I've been working on an OS for a few years now that addresses this pretty much directly. Not ready to announce anything but there are certainly a group of people doing OSdev along these lines, myself included.
> Someone needs to design a programming language and an IDE (and possibly a new OS too) with great debugging as the primary goal. Debugger and IDE support is always just thrown on later in every new language these days.

Already designed. Called AnimationCPU platform and a new ACPU OS with ACPUL programming language and real-time time travel debugger. But there is not much marketing here, so you can only watch some demos:

DBG https://vimeo.com/363434798

OS https://vimeo.com/833395245

>> People are far too obsessed with static type checking.

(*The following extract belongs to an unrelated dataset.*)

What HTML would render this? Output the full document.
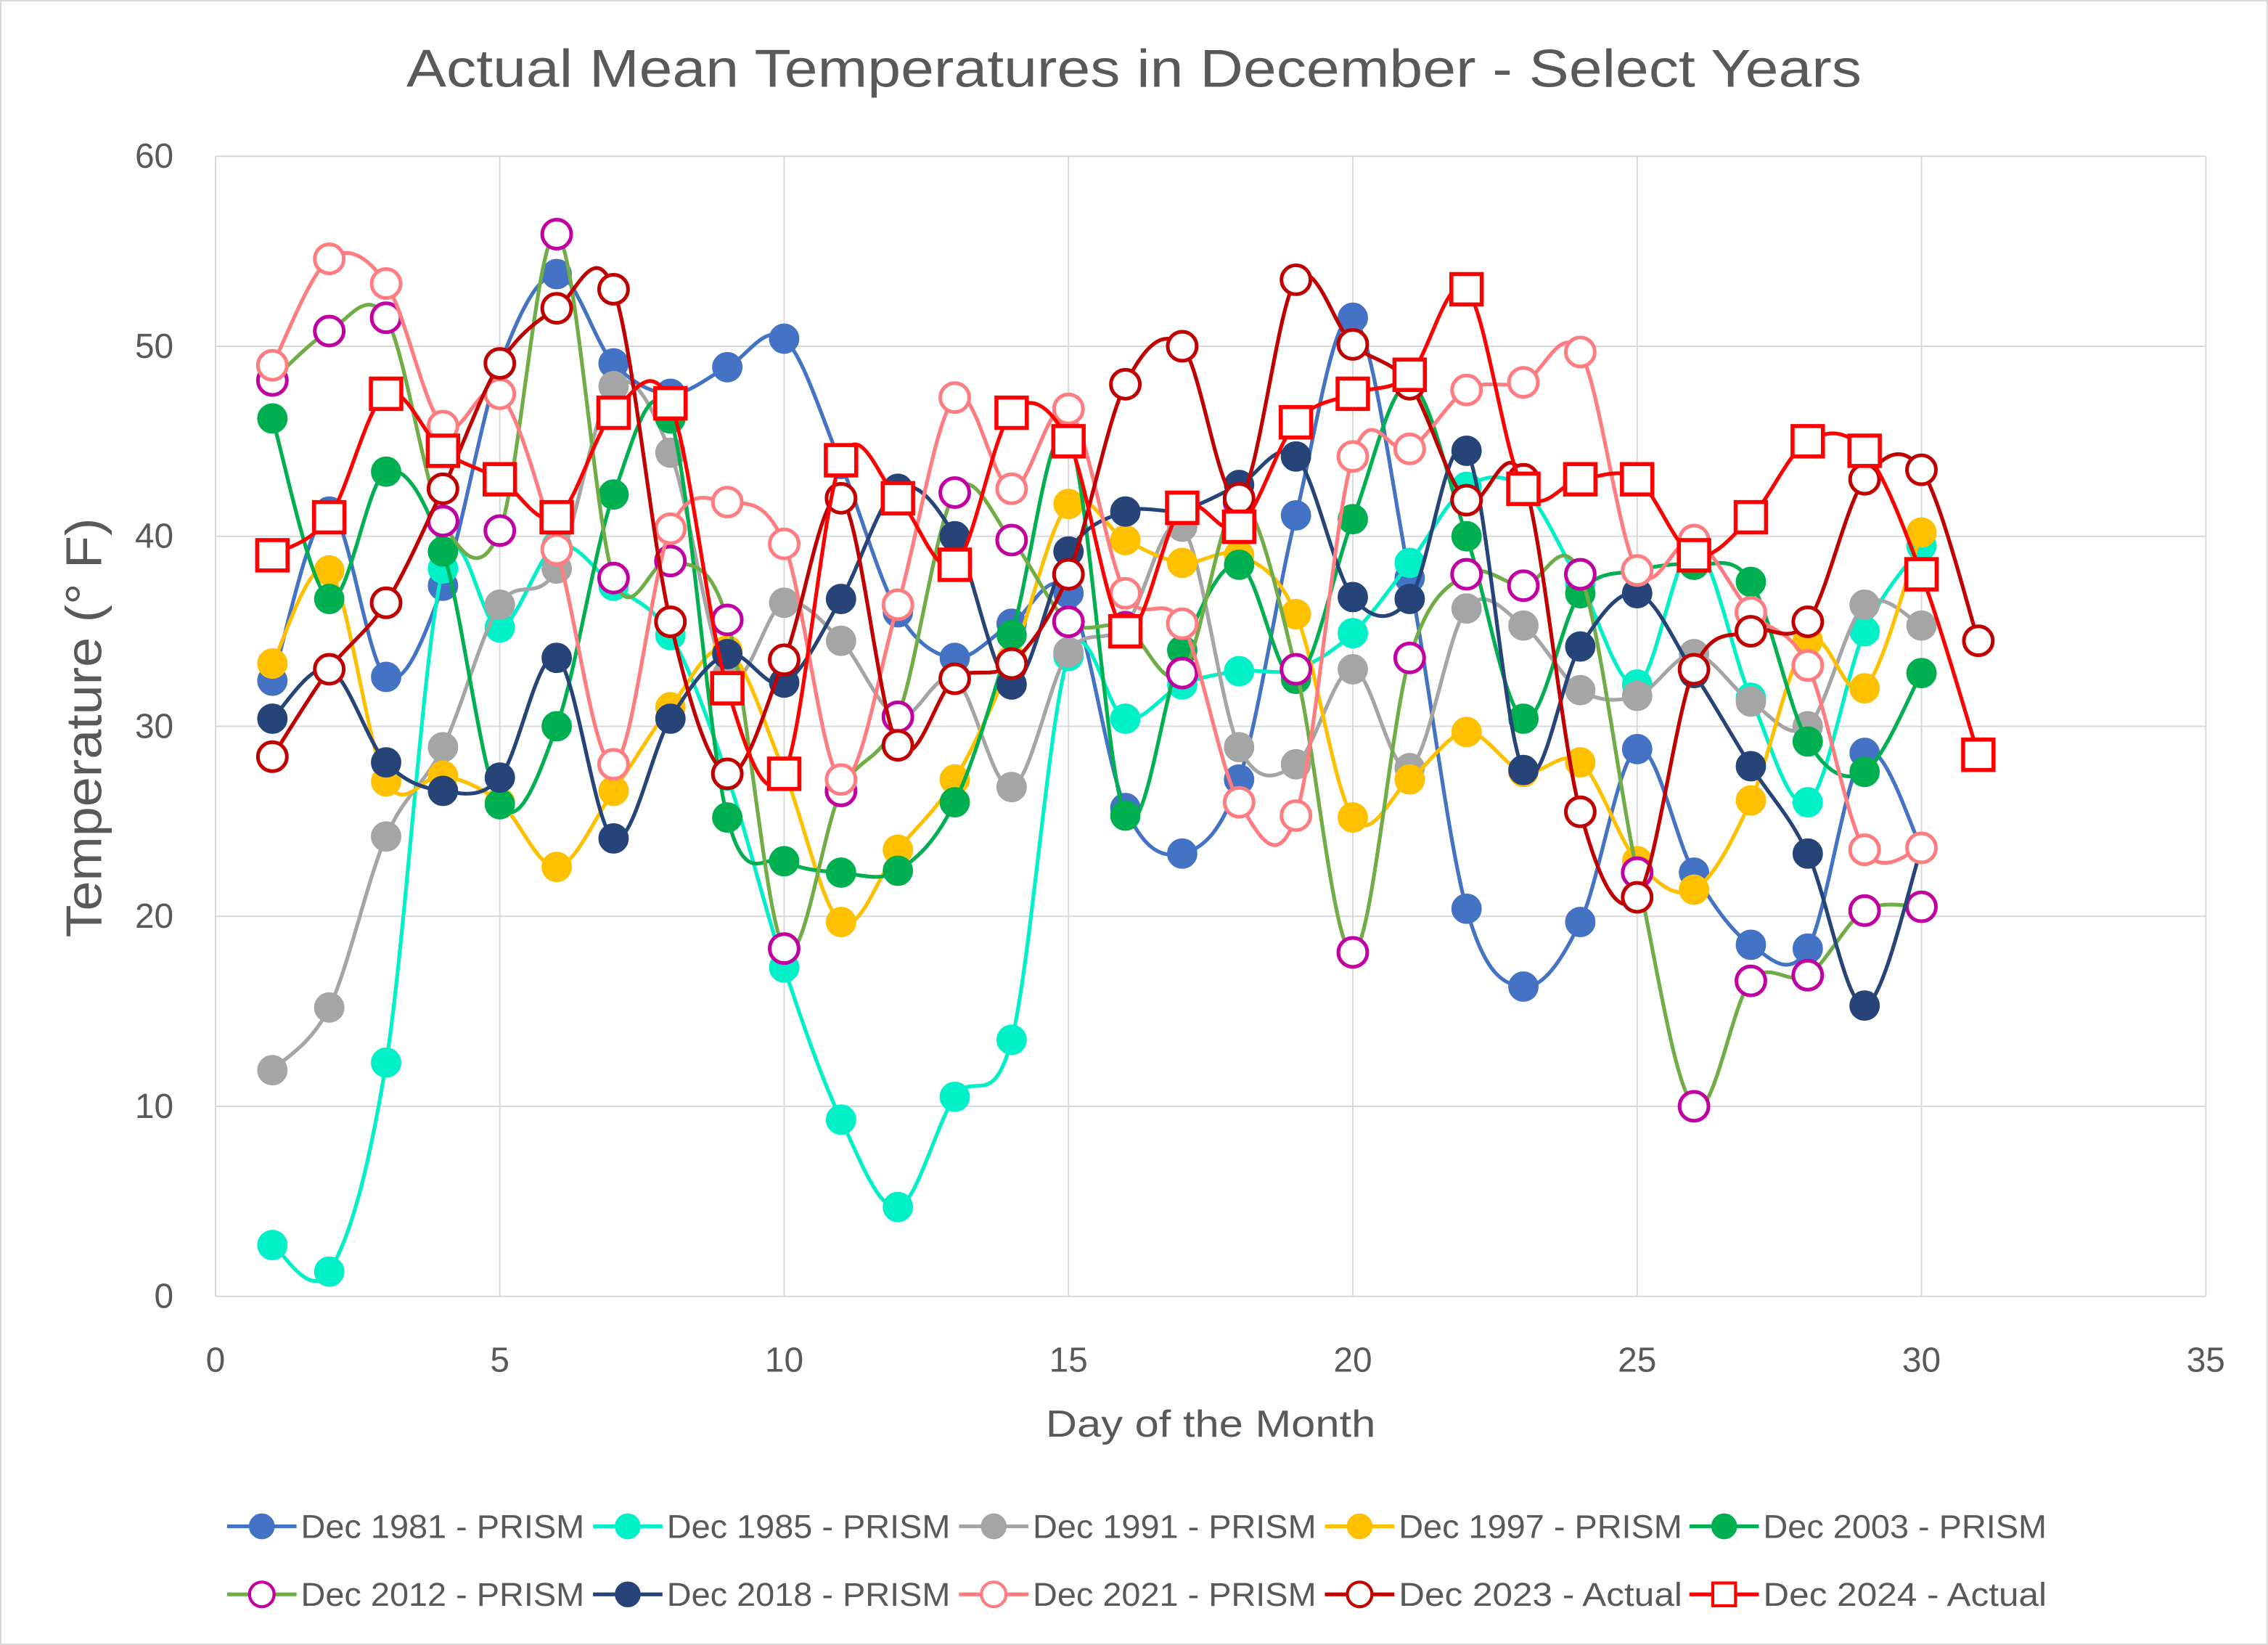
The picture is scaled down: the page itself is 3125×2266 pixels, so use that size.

I have to fully agree with this. At least here in HN, I see all the time comments "language is good, but does not have static typing." As it was THE thing needed.

Of course it helps, but I think is greatly exaggerated.

I think many people code as some of my colleges did Physics in the university: they looked at the data available in the problem description, and searched formulas to plug the data, just looking at the units, where the output unit was the correct for the answer required. In a similar way I see people smashing things at APIs without reading the documentation, using bad naming, having tens of variables in 10 line functions, all because "no problem, if something is wrong, it won't compile!".

I have written tens of thousands of lines of code in dynamic typed languages, and I can count and remember the few times I had a problem related to types. Out of those, only 2 times I had a somewhat difficult time debugging (couple of hours).

> People are far too obsessed with static type checking. A lot of this time would be better spent invested in live debugging tools.

I disagree. Time spent debugging is time wasted. It's a non-repeatable sunk cost. Don't get me wrong, I love debugging - it's like solving a mystery in real-time - but the competitor to existing debuggers is not a better debugger, it's to obviate the need for one.